Clarice Beckett - "Atmosphere"

Recently, I was privileged to go to a wonderful art exhibition at the Geelong Art Gallery with my fellow blog writer, Jane. It was a unique collection of the paintings of Clarice Beckett (1887 – 1935).

Blog writer Caroline wrote about Clarice in June 2019, and I encourage you to revisit her post before reading on about this latest exhibition – click here.

Clarice Beckett as a young woman. Credit: Public Domain.

Clarice’s main artistic aim was to depict atmospheric effects and phenomena. She said in the catalogue of an exhibition in 1924: “To give a sincere and truthful representation of a portion of the beauty of Nature, and to show the charm of light and shade, which I try to give forth in correct tones so as to give as nearly as possible an exact illusion of reality.” 1 Appropriately, the Geelong Gallery have called this exhibition Atmosphere.

Clarice was much maligned for this focus, with critics calling her work 'fog bound' and uninspiring. However, today we know that she was actually ahead of her time as a tonal artist, leading into modernism and almost abstraction, particularly in her Nocturne series of evening landscapes.

She painted in various places around Victoria – in Melbourne city, close to her home in Sandringham and Beaumaris, and further afield in the farm areas of the Western district of Victoria and along the Surf Coast south of Geelong.

Map of Victoria, Australia, showing The Western District, the Barwon coast area and Melbourne, all the areas in which Clarice Beckett painted her landscapes. Credit: ABS

She was a prolific painter, focussing on the effects of hazy sunsets, reflections on wet streets, silver mists, telegraph poles, shimmering lights and indistinct figures.

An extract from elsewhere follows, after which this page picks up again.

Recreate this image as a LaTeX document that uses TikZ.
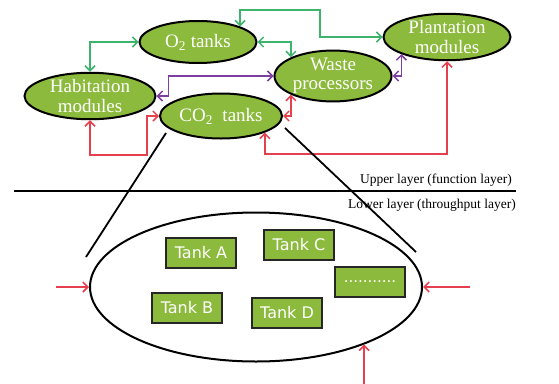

Here are some examples from the exhibition:

Sadly, much of her work has been destroyed – some 2,000 paintings were left to the weather in an open sided shed in the Western district, and her father destroyed about 1,000 of her paintings that he thought were “unfinished.” Can you believe it! …… Such a shame......

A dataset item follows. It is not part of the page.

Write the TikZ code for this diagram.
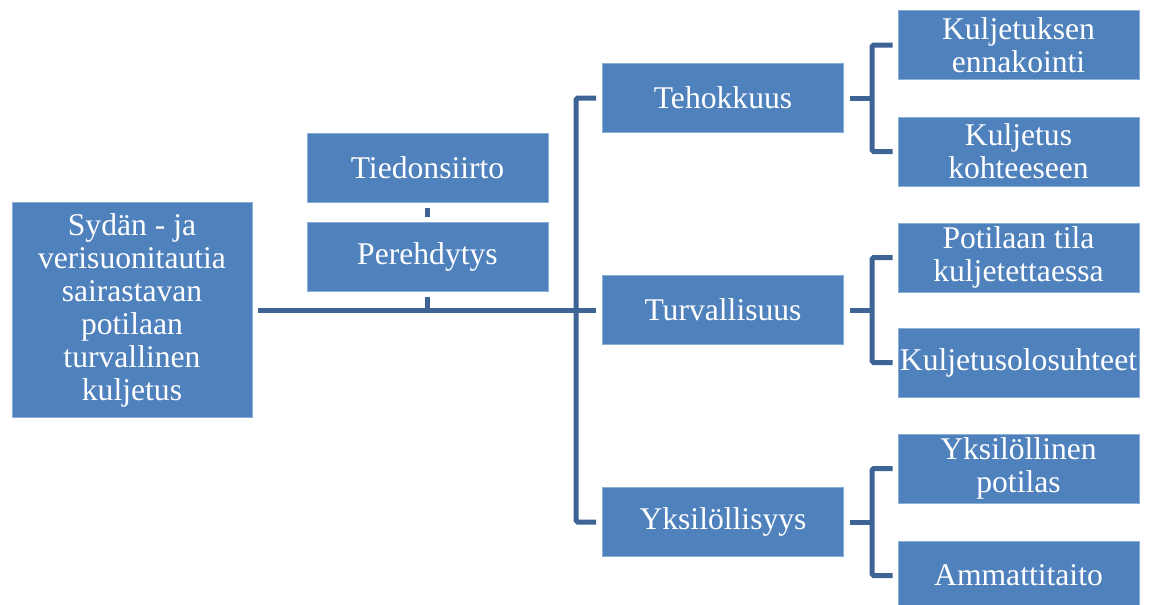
\documentclass[tikz,border=0pt]{standalone}
\usepackage{fontspec}
\setmainfont{Liberation Serif}
\definecolor{boxblue}{RGB}{79,129,189}
\definecolor{lineblue}{RGB}{62,100,150}
\definecolor{edgeblue}{RGB}{140,175,215}
\begin{document}
\begin{tikzpicture}[x=0.02cm,y=-0.02cm,
    box/.style={rectangle,fill=boxblue,draw=edgeblue,line width=0.4pt,text=white,align=center,
        minimum width=4.82cm,minimum height=1.38cm,inner sep=0pt,
        font=\fontsize{18}{18.8}\selectfont},
    conn/.style={draw=lineblue,line width=0.1cm}]
    \useasboundingbox (0,0) rectangle (1150,605);
    \node[box,minimum width=4.8cm,minimum height=4.3cm](root) at (132,310)
        {Syd\"an - ja\\verisuonitautia\\sairastavan\\potilaan\\turvallinen\\kuljetus};
    \node[box](tied) at (427.5,167.5) {Tiedonsiirto};
    \node[box](pere) at (427.5,257) {Perehdytys};
    \node[box](teho) at (723,98) {Tehokkuus};
    \node[box](turv) at (723,310) {Turvallisuus};
    \node[box](yksi) at (723,522) {Yksil\"ollisyys};
    \node[box](ken) at (1018.5,45) {Kuljetuksen\\ennakointi};
    \node[box](kko) at (1018.5,151.5) {Kuljetus\\kohteeseen};
    \node[box](pot) at (1018.5,257.5) {Potilaan tila\\kuljetettaessa};
    \node[box](kos) at (1018.5,362.5) {Kuljetusolosuhteet};
    \node[box](ypot) at (1018.5,468.5) {Yksil\"ollinen\\potilas};
    \node[box](amm) at (1018.5,575.5) {Ammattitaito};
    \coordinate (mb) at (576,310);
    \coordinate (tb) at (872,98);
    \coordinate (ub) at (872,310);
    \coordinate (yb) at (872,522);
    \draw[conn]([xshift=0.12cm]root.east)--([xshift=-0.12cm]turv.west);
    \draw[conn]([yshift=-0.12cm]tied.south)--([yshift=0.1cm]pere.north);
    \draw[conn]([yshift=-0.1cm]pere.south)--(pere.south|-mb);
    \draw[conn,rounded corners=1pt]([xshift=-0.12cm]teho.west)-|(mb)|-([xshift=-0.12cm]yksi.west);
    \draw[conn]([xshift=0.12cm]teho.east)--(tb);
    \draw[conn]([xshift=0.12cm]turv.east)--(ub);
    \draw[conn]([xshift=0.12cm]yksi.east)--(yb);
    \draw[conn,rounded corners=1pt]([xshift=-0.1cm]ken.west)-|(tb)|-([xshift=-0.1cm]kko.west);
    \draw[conn,rounded corners=1pt]([xshift=-0.1cm]pot.west)-|(ub)|-([xshift=-0.1cm]kos.west);
    \draw[conn,rounded corners=1pt]([xshift=-0.1cm]ypot.west)-|(yb)|-([xshift=-0.1cm]amm.west);
\end{tikzpicture}
\end{document}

So it is a real privilege to see this exhibition – the first in almost 25 years – which groups together 67 of her works from galleries around Australia and private collections. Coincidentally, it is almost 100 years since her first solo exhibition at The Atheneum in Melbourne, in 1923!

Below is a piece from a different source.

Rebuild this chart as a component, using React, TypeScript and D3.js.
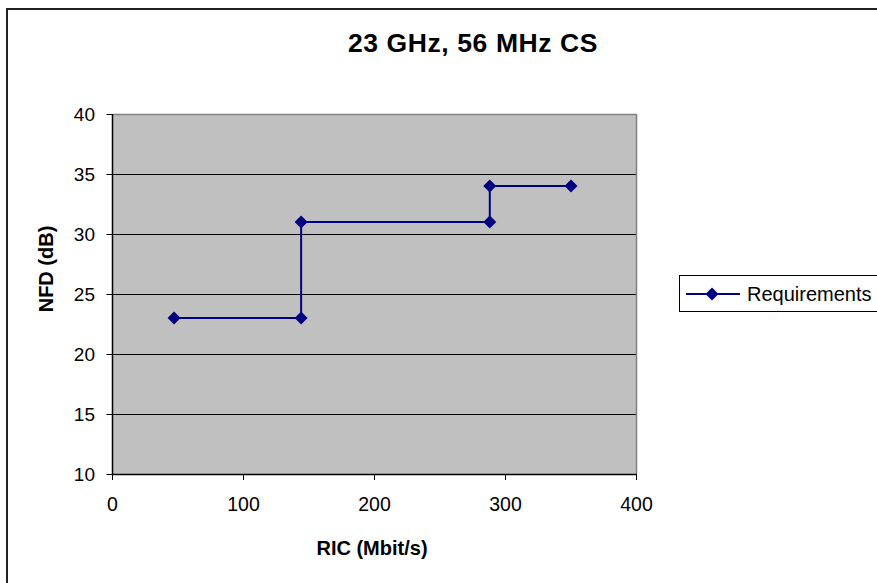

I hope you enjoy the following 2.48 minute slideshow of photos I took at the exhibition. You might like to also take note of the frames of the paintings – some so very old and ornate, others more modern looking, but I think suit each particular work very well…. What do you think?

My photos don’t do the paintings justice, and I can’t seem to take a straight photo to save myself! So if you get the chance, it is really worth coming to Geelong to see this wonderful exhibition for yourself…..

A slideshow of some of the Clarice Beckett paintings at the "Atmosphere" exhibition in Geelong, Victoria, April 2023 by Julie. Music: Chopin Nocturne in E flat major, Op. 9 no. 2. Contributing artist Vadim Chaimovich.

Footnotes

  1. With thanks to the Geelong Art Gallery.